Sharing information of upcoming changes can help defuse tension. It can be easier to deal with disquiet if you disclose information in advance. You don’t want your employees to feel “disconnected” from the process; you want to involve them. Give them an opportunity to air their views and grievances in an open forum, such as joint meetings or workshops.
Alternatively, you can use the “fanning out method” of information sharing in which information passes from the top down to the bottom hierarchically. If your organization is large and complex, there are communication tools. If you carry out changes secretly and suddenly, it would shock employees. With shock, comes fear and perception of threat, and that would worsen destructive forms of interactions.
A Case of a Transportation Organization
A public transportation organization was being privatized. Unexpectedly, this organization was open to the process. The vice president of the human resources department involved the leader of the employees union who attended every meeting. Later, the process would involve the employees. This move greatly helped in the implementation of changes.
This case indicates it can be helpful to obtain information about the perceptions or feelings about communication, boundaries and diversity from the employees themselves. You can obtain information by asking them questions.
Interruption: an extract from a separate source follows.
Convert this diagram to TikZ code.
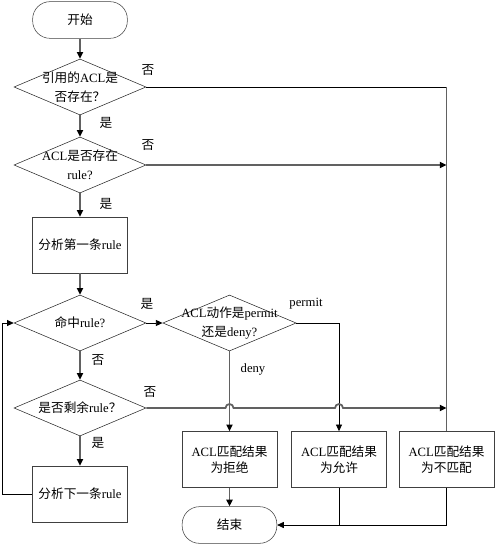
\documentclass[tikz,border=0pt]{standalone}
\usepackage{fontspec}
\setmainfont{Liberation Serif}
\newfontfamily\cjk{Noto Sans CJK SC}
\newcommand{\zh}[1]{{\cjk #1}}
\usetikzlibrary{arrows.meta}
\usetikzlibrary{shapes.geometric}
\usetikzlibrary{calc}

\begin{document}
\begin{tikzpicture}[x=0.75pt, y=0.75pt,
    font=\fontsize{9.5}{12}\selectfont,
    term/.style={draw=black!75, rounded corners=13pt, minimum width=71pt, minimum height=27.5pt},
    proc/.style={draw=black!75, minimum width=71.5pt, minimum height=42pt, align=center},
    decide/.style={diamond, draw=black!85, inner sep=0pt, minimum width=99pt, minimum height=42pt},
    flow/.style={draw=black!62, line width=1.3pt},
    link/.style={draw=black, line width=0.6pt},
    tip/.style={-{Triangle[length=5pt, width=4.5pt, color=black]}},
    lbl/.style={inner sep=1pt}]
    \useasboundingbox (0,0) rectangle (494,-545);

    \node[term] (start) at (80,-20) {\zh{开始}};
    \node[decide, label={[align=center, font=\fontsize{9.5}{14}\selectfont]center:{\zh{引用的}ACL\zh{是}\\\zh{否存在？}}}] (hasacl) at (80,-87) {};
    \node[decide, label={[align=center, font=\fontsize{9.5}{14}\selectfont]center:{ACL\zh{是否存在}\\rule?}}] (hasrule) at (80,-165) {};
    \node[proc] (first) at (80,-245) {\zh{分析第一条}rule};
    \node[decide, label={center:{\zh{命中}rule?}}] (hit) at (80,-323) {};
    \node[decide, label={center:{\zh{是否剩余}rule\zh{？}}}] (remain) at (80,-408) {};
    \node[proc] (next) at (80,-494) {\zh{分析下一条}rule};
    \node[decide, minimum width=100pt, label={[align=center, font=\fontsize{9.5}{14}\selectfont]center:{ACL\zh{动作是}permit\\\zh{还是}deny?}}] (action) at (229.5,-323) {};
    \node[proc] (deny) at (229.5,-459.5) {ACL\zh{匹配结果}\\\zh{为拒绝}};
    \node[proc] (permit) at (339,-459.5) {ACL\zh{匹配结果}\\\zh{为允许}};
    \node[proc] (nomatch) at (446.5,-459.5) {ACL\zh{匹配结果}\\\zh{为不匹配}};
    \node[term] (stop) at (229.5,-525) {\zh{结束}};

    % main column
    \draw[flow,tip] (start) -- (hasacl);
    \draw[flow,tip] (hasacl) -- (hasrule);
    \draw[flow,tip] (hasrule) -- (first);
    \draw[flow,tip] (first) -- (hit);
    \draw[flow,tip] (hit) -- (remain);
    \draw[flow,tip] (remain) -- (next);
    \draw[link,tip] (next.west) -- ++(-30,0) |- (hit.west);

    % rule matched
    \draw[link,tip] (hit.east) -- (action.west);
    \draw[flow,tip] (action.south) -- (deny.north);
    \draw[link,tip] (action.east) -| (permit.north);

    % no match
    \draw[link] (hasacl.east) -- (hasacl.east -| nomatch.north);
    \draw[flow] (hasacl.east -| nomatch.north) -- (nomatch.north);
    \draw[flow,tip] (hasrule.east) -- (hasrule.east -| nomatch.north);
    \draw[flow,tip] (remain.east) -- ([xshift=-3pt]action.south |- remain.east) arc (180:0:3pt)
        -- ([xshift=-3pt]permit.north |- remain.east) arc (180:0:3pt)
        -- (remain.east -| nomatch.north);

    % to end
    \draw[flow,tip] (deny) -- (stop);
    \draw[link] (permit.south) -- (permit.south |- stop.east);
    \draw[link,tip] (nomatch.south) |- (stop.east);

    % labels
    \node[lbl] (n1) at (148,-70) {\zh{否}};
    \node[lbl] (y1) at (106,-123) {\zh{是}};
    \node[lbl] (n2) at (148,-145) {\zh{否}};
    \node[lbl] (y2) at (106,-204) {\zh{是}};
    \node[lbl] (y3) at (147,-304) {\zh{是}};
    \node[lbl] (n3) at (98,-360) {\zh{否}};
    \node[lbl] (n4) at (150,-392) {\zh{否}};
    \node[lbl] (y4) at (98,-443) {\zh{是}};
    \node[lbl] (pm) at (306,-304) {permit};
    \node[lbl] (dn) at (253,-369) {deny};
\end{tikzpicture}
\end{document}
Avoid making assumptions based on hearsay, because misinformation can cause undesirable results.
Verify Information Sources – Don’t Assume
Something things aren’t that obvious, and so it’s important to verify the source of information yourself. This is because your perceptions or feelings, whether they be of boundaries or interactions, are subjective. What you think is false until you verify it’s true. To do that, use the interactions questionnaire to construct a picture of the real feelings and thoughts of employees and managers. Drawing up generalizations based on inadmissible facts can cause confusion and misinformation.
For example, don’t assume that because you feel that your interactions with another person is good, so that person feels the same. You may feel that helping out your colleague with duties is alright. To them, you’re invasive. It’s inadequate to model desirable behaviors based on synergy and to make clear statements. This won’t change how employees feel, interpret and adapt to the changes. That’s why cooperation is very important for success.
It’s important for managers and employees to express themselves in synergy terms, as this would contribute to mutual respect, positivity, involvement and containment during change processes. Share information about upcoming change processes with employees, and make sure you involve them. Avoid making assumptions about employee’s feelings or perceptions about boundaries and interactions.